Skip the pictures. Transcribe the rest of the data below without changing a word.

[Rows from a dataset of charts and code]
* * * *
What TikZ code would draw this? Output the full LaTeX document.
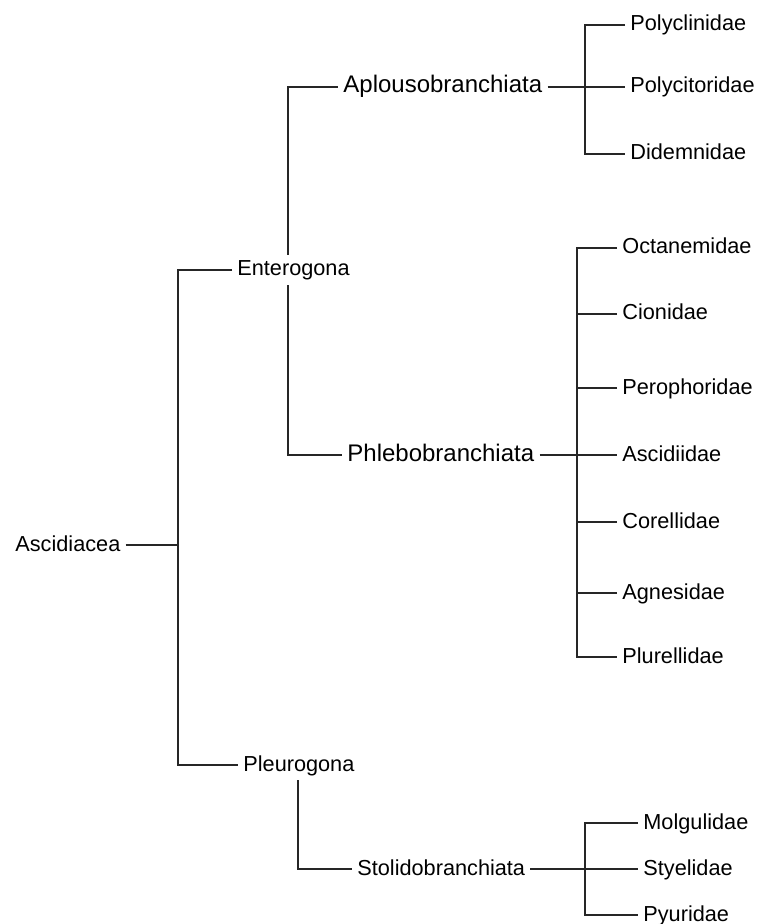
\documentclass[tikz,border=0pt]{standalone}
\usepackage{fontspec}
\setmainfont{Liberation Sans}
\usetikzlibrary{calc}

\begin{document}
\begin{tikzpicture}[x=0.5pt, y=-0.5pt,
    taxon/.style={anchor=west, inner xsep=2.5pt, inner ysep=3pt, text height=0.75em, text depth=0.15em, font=\fontsize{10.85}{13}\selectfont},
    orden/.style={taxon, font=\fontsize{12}{14}\selectfont},
    rama/.style={line width=0.6pt, black!85}]
    % Fijar los limites del dibujo
    \useasboundingbox (0,0) rectangle (756,924);

    % Clase y subclases
    \node[taxon] (asc)  at (10,545)  {Ascidiacea};
    \node[taxon] (ent)  at (232,270) {Enterogona};
    \node[taxon] (pleu) at (238,765) {Pleurogona};

    % Ordenes
    \node[orden] (aplo) at (338,87)  {Aplousobranchiata};
    \node[orden] (phle) at (342,455) {Phlebobranchiata};
    \node[taxon] (stol) at (352,869) {Stolidobranchiata};

    % Familias de Aplousobranchiata
    \node[taxon] (polycl)  at (625,25)  {Polyclinidae};
    \node[taxon] (polycit) at (625,87)  {Polycitoridae};
    \node[taxon] (didem)   at (625,154) {Didemnidae};

    % Familias de Phlebobranchiata
    \node[taxon] (octa) at (617,248) {Octanemidae};
    \node[taxon] (cion) at (617,314) {Cionidae};
    \node[taxon] (pero) at (617,388) {Perophoridae};
    \node[taxon] (ascd) at (617,455) {Ascidiidae};
    \node[taxon] (core) at (617,522) {Corellidae};
    \node[taxon] (agne) at (617,593) {Agnesidae};
    \node[taxon] (plur) at (617,657) {Plurellidae};

    % Familias de Stolidobranchiata
    \node[taxon] (molg)  at (638,823) {Molgulidae};
    \node[taxon] (styel) at (638,869) {Styelidae};
    \node[taxon] (pyur)  at (638,915) {Pyuridae};

    % Puntos de union de las ramas
    \coordinate (jA)  at (178,545);
    \coordinate (jE)  at (288,270);
    \coordinate (jP)  at (298,765);
    \coordinate (jAp) at (585,87);
    \coordinate (jPh) at (577,455);
    \coordinate (jSt) at (585,869);

    % Ramas de la clase
    \draw[rama] (asc.east) -- (jA);
    \draw[rama] (ent.west) -| (jA) |- (pleu.west);

    % Ramas de las subclases
    \draw[rama] (ent.north -| jE) |- (aplo.west);
    \draw[rama] (ent.south -| jE) |- (phle.west);
    \draw[rama] (pleu.south -| jP) |- (stol.west);

    % Ramas de Aplousobranchiata
    \draw[rama] (aplo.east) -- (polycit.west);
    \draw[rama] (polycl.west) -| (jAp) |- (didem.west);

    % Ramas de Phlebobranchiata
    \draw[rama] (phle.east) -- (ascd.west);
    \draw[rama] (octa.west) -| (jPh) |- (plur.west);
    \foreach \f in {cion, pero, core, agne}
        \draw[rama] (\f.west) -- (\f.west -| jPh);

    % Ramas de Stolidobranchiata
    \draw[rama] (stol.east) -- (styel.west);
    \draw[rama] (molg.west) -| (jSt) |- (pyur.west);

\end{tikzpicture}
\end{document}
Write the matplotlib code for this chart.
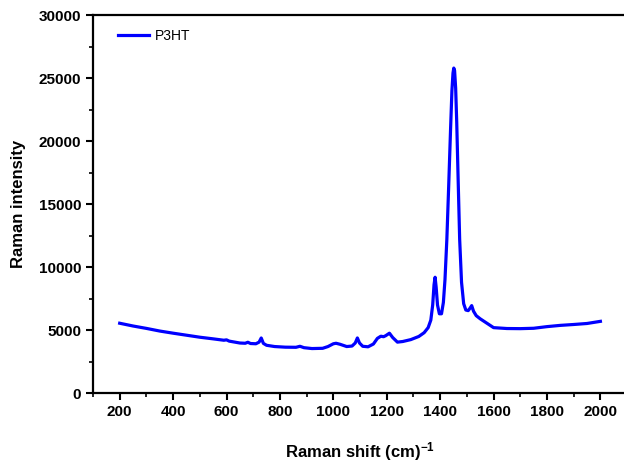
* * * *
* [Task output]
What TikZ code would draw this? Output the full LaTeX document.
\documentclass[tikz,border=0pt]{standalone}
\usepackage{fontspec}
\setmainfont{Liberation Sans}
\usetikzlibrary{calc}

\begin{document}
\begin{tikzpicture}[x=0.5pt, y=-0.5pt,
    taxon/.style={anchor=west, inner xsep=2.5pt, inner ysep=3pt, text height=0.75em, text depth=0.15em, font=\fontsize{10.85}{13}\selectfont},
    orden/.style={taxon, font=\fontsize{12}{14}\selectfont},
    rama/.style={line width=0.6pt, black!85}]
    % Fijar los limites del dibujo
    \useasboundingbox (0,0) rectangle (756,924);

    % Clase y subclases
    \node[taxon] (asc)  at (10,545)  {Ascidiacea};
    \node[taxon] (ent)  at (232,270) {Enterogona};
    \node[taxon] (pleu) at (238,765) {Pleurogona};

    % Ordenes
    \node[orden] (aplo) at (338,87)  {Aplousobranchiata};
    \node[orden] (phle) at (342,455) {Phlebobranchiata};
    \node[taxon] (stol) at (352,869) {Stolidobranchiata};

    % Familias de Aplousobranchiata
    \node[taxon] (polycl)  at (625,25)  {Polyclinidae};
    \node[taxon] (polycit) at (625,87)  {Polycitoridae};
    \node[taxon] (didem)   at (625,154) {Didemnidae};

    % Familias de Phlebobranchiata
    \node[taxon] (octa) at (617,248) {Octanemidae};
    \node[taxon] (cion) at (617,314) {Cionidae};
    \node[taxon] (pero) at (617,388) {Perophoridae};
    \node[taxon] (ascd) at (617,455) {Ascidiidae};
    \node[taxon] (core) at (617,522) {Corellidae};
    \node[taxon] (agne) at (617,593) {Agnesidae};
    \node[taxon] (plur) at (617,657) {Plurellidae};

    % Familias de Stolidobranchiata
    \node[taxon] (molg)  at (638,823) {Molgulidae};
    \node[taxon] (styel) at (638,869) {Styelidae};
    \node[taxon] (pyur)  at (638,915) {Pyuridae};

    % Puntos de union de las ramas
    \coordinate (jA)  at (178,545);
    \coordinate (jE)  at (288,270);
    \coordinate (jP)  at (298,765);
    \coordinate (jAp) at (585,87);
    \coordinate (jPh) at (577,455);
    \coordinate (jSt) at (585,869);

    % Ramas de la clase
    \draw[rama] (asc.east) -- (jA);
    \draw[rama] (ent.west) -| (jA) |- (pleu.west);

    % Ramas de las subclases
    \draw[rama] (ent.north -| jE) |- (aplo.west);
    \draw[rama] (ent.south -| jE) |- (phle.west);
    \draw[rama] (pleu.south -| jP) |- (stol.west);

    % Ramas de Aplousobranchiata
    \draw[rama] (aplo.east) -- (polycit.west);
    \draw[rama] (polycl.west) -| (jAp) |- (didem.west);

    % Ramas de Phlebobranchiata
    \draw[rama] (phle.east) -- (ascd.west);
    \draw[rama] (octa.west) -| (jPh) |- (plur.west);
    \foreach \f in {cion, pero, core, agne}
        \draw[rama] (\f.west) -- (\f.west -| jPh);

    % Ramas de Stolidobranchiata
    \draw[rama] (stol.east) -- (styel.west);
    \draw[rama] (molg.west) -| (jSt) |- (pyur.west);

\end{tikzpicture}
\end{document}
Write the matplotlib code for this chart.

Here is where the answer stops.